Er (fassungslos): “Du meine Güte, das wusste ich ja gar nicht, dass du da so traurig bist! Tut mir echt  leid!”

Die beiden schauen sich liebevoll an, und es wird deutlich, dass sein Bedauern ernst gemeint ist und dass ihr das gut tut.

Frage an die Frau: “Und kann es sein, dass Sie dies Ihrem Mann in der Situation nicht gezeigt haben?”

Sie: “Natürlich nicht, ich will mich doch vor anderen nicht blamieren. Da sage ich natürlich nichts. …..”

Die Stimmung zwischen den Beiden ist jetzt entspannt, und ohne die Hilfe der Mediatorin vereinbaren sie miteinander, dass sie ihn am Ärmel zupft wenn die Situation wieder eintreten sollte.
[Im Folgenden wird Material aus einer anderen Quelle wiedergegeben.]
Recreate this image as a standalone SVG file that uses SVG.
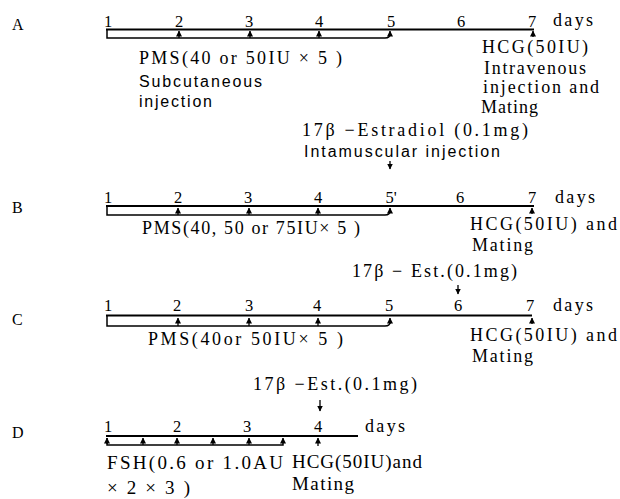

Und für den Fall, dass er dies nicht merkt, vereinbaren sie, dass sie ihm zuruft „Wolltest du nicht noch Anton anrufen?“

In der nächsten Sitzung berichten die Beiden, dass sie diesen Zuruf jetzt öfter verwenden, wann immer eine/r von beiden sich vernachlässigt fühlt – und dass sie dann beide lachen müssen und sich die Situation dadurch entspannt….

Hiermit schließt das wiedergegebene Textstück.